Code Sample, a copy-pastable example if possible
# Your code here
import pandas as pd
a = pd.Series([1e5, 0, 0, 0, 0])
b = pd.Series([9.45] * 5)
c1 = a.rolling(5).corr(b).iloc[4]
c2 = a.corr(b)
v1 = a.rolling(5).cov(b).iloc[4]
v2 = a.cov(b)
assert c1 == c2
assert v1 == v2
Problem description
I came across a strange behavior of Pandas rolling correlation. In the code snippet below, I'd assume v1 == v2 is true but it turns out not. This causes inf in rolling correlation (c1 vs. c2, where c2 is fine but c1 is "wrong" in my opinion). Since the standard deviation of a constant sequence is 0, the correlation between it and any other sequence would be a 0/0. Returning a nan as what the vanilla corr does is fine, but returning inf is annoying and misleading
Expected Output
assertions pass
Output of pd.show_versions()
Comment From: navicor90
Hi, I was reading the implementation of the cov function and at the end is:
(mean(X * Y) - mean(X) * mean(Y))
where X=a
and Y=b
in your situation.
You need to know that in cov function a
and b
series are casted as type float64.
And as the flaoting point python3 implementation has some limitations, the subtraction between mean(XY) - mean(X)mean(Y) is not exactly zero.

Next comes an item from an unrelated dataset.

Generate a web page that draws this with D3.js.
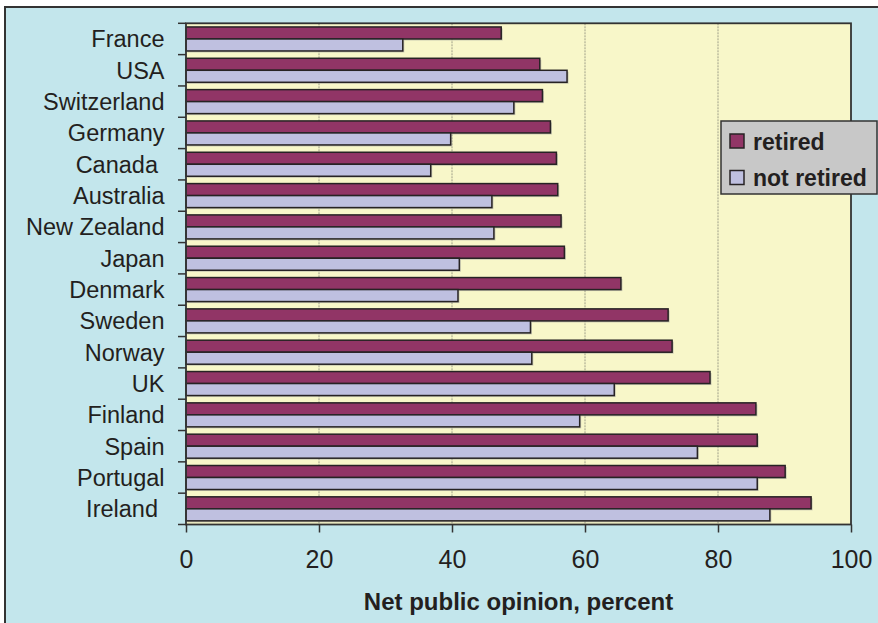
<!DOCTYPE html>
<html><head><meta charset="utf-8">
<script src="https://cdn.jsdelivr.net/npm/d3@7"></script>
<style>
html,body{margin:0;padding:0;background:#fff;}
svg{display:block;font-family:"Liberation Sans",Arial,sans-serif;}
</style></head>
<body><svg id="c" width="878" height="623"></svg>
<script>
const categories = ["France","USA","Switzerland","Germany","Canada ","Australia","New Zealand","Japan","Denmark","Sweden","Norway","UK","Finland","Spain","Portugal","Ireland "];
const retired    = [47.4,53.2,53.6,54.8,55.7,55.9,56.4,56.9,65.4,72.5,73.1,78.8,85.7,85.9,90.1,94.0];
const notRetired = [32.6,57.3,49.3,39.8,36.8,46.0,46.3,41.1,40.9,51.8,52.0,64.4,59.2,76.9,85.9,87.8];
const seriesNames = ["retired","not retired"];
const xTicks = [0,20,40,60,80,100];
const xTitle = "Net public opinion, percent";

const colors = ["#913566","#BFC0E0"];
const svg = d3.select("#c");

// outer frame
svg.append("rect").attr("x",5).attr("y",7).attr("width",880).attr("height",630)
  .attr("fill","#C3E6EC").attr("stroke","#333").attr("stroke-width",2);

const L=186, R=851, T=23.3, B=524.5;
const x = d3.scaleLinear().domain([0,100]).range([L,R]);
const y = d3.scaleBand().domain(categories).range([T,B]).padding(0);
const ys = d3.scaleBand().domain(seriesNames).range([0,y.bandwidth()]).paddingInner(0).paddingOuter(0.305);

// plot area
svg.append("rect").attr("x",L).attr("y",T).attr("width",R-L).attr("height",B-T)
  .attr("fill","#F8F7C9");

// gridlines
svg.append("g").selectAll("line").data(xTicks.filter(d=>d>0&&d<100)).join("line")
  .attr("x1",d=>x(d)).attr("x2",d=>x(d)).attr("y1",T).attr("y2",B)
  .attr("stroke","#9E9E88").attr("stroke-width",1).attr("stroke-dasharray","2,1");

const data = categories.map((c,i)=>({c, vals:[retired[i], notRetired[i]]}));

// bar shadows
const g = svg.append("g");
data.forEach(d=>{
  d.vals.forEach((v,j)=>{
    g.append("rect").attr("x",x(0)+1.5).attr("y",y(d.c)+ys(seriesNames[j])+1.5)
      .attr("width",x(v)-x(0)).attr("height",ys.bandwidth())
      .attr("fill","#999").attr("opacity",0.5);
  });
});
data.forEach(d=>{
  d.vals.forEach((v,j)=>{
    g.append("rect").attr("x",x(0)).attr("y",y(d.c)+ys(seriesNames[j]))
      .attr("width",x(v)-x(0)).attr("height",ys.bandwidth())
      .attr("fill",colors[j]).attr("stroke","#272324").attr("stroke-width",1.5);
  });
});

// plot border
svg.append("rect").attr("x",L).attr("y",T).attr("width",R-L).attr("height",B-T)
  .attr("fill","none").attr("stroke","#333").attr("stroke-width",1.8);

// y axis: tick marks at band boundaries
const bounds = categories.map(c=>y(c)).concat([B]);
svg.append("g").selectAll("line").data(bounds).join("line")
  .attr("x1",L-8).attr("x2",L).attr("y1",d=>d).attr("y2",d=>d)
  .attr("stroke","#333").attr("stroke-width",1.5);
svg.append("g").selectAll("text").data(categories).join("text")
  .attr("x",164.5).attr("y",d=>y(d)+y.bandwidth()/2).attr("dy","0.36em")
  .attr("text-anchor","end").style("white-space","pre").attr("xml:space","preserve")
  .attr("font-size",23.5).attr("fill","#231F20").text(d=>d);

// x axis
const xa = svg.append("g").attr("transform",`translate(0,${B})`)
  .call(d3.axisBottom(x).tickValues(xTicks).tickSize(8).tickPadding(18).tickFormat(d3.format("d")));
xa.select(".domain").remove();
xa.selectAll("line").attr("stroke","#333").attr("stroke-width",1.5);
xa.selectAll("text").attr("font-size",25).attr("fill","#231F20").attr("font-family","Liberation Sans, Arial, sans-serif");

svg.append("text").attr("x",(L+R)/2).attr("y",610).attr("text-anchor","middle")
  .attr("font-size",24).attr("font-weight","bold").attr("fill","#231F20").text(xTitle);

// legend
const lg = svg.append("g");
lg.append("rect").attr("x",721).attr("y",121).attr("width",156).attr("height",73)
  .attr("fill","#C8C8C8").attr("stroke","#333").attr("stroke-width",1.5);
seriesNames.forEach((s,j)=>{
  const yy = 134 + j*36.5;
  lg.append("rect").attr("x",730).attr("y",yy).attr("width",14).attr("height",14)
    .attr("fill",colors[j]).attr("stroke","#272324").attr("stroke-width",1.5);
  lg.append("text").attr("x",753).attr("y",yy+15.5).attr("font-size",23).attr("font-weight","bold")
    .attr("fill","#231F20").text(s);
});
</script></body></html>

I thought that this other implementation avoid this kind of situations:
(summarize(X * Y) - (n * mean(X) * mean(Y))) * bias_adj
I tested it and it returned zero.
Comment From: jreback
yep would take a patch for this
Comment From: navicor90
I was trying to implement this, but I found many other situations where (summarize(X * Y) - (n * mean(X) * mean(Y))) * bias_adj
still not return exactly the expected value.
Why this happen? Because we still have fractions (mean(X) and mean(Y)
) I looked for another ways to do the math, but always you need to preserve at least one fraction. So eventually the imprecision happens.
As workaround, the user could use the round,floor or ceil functions.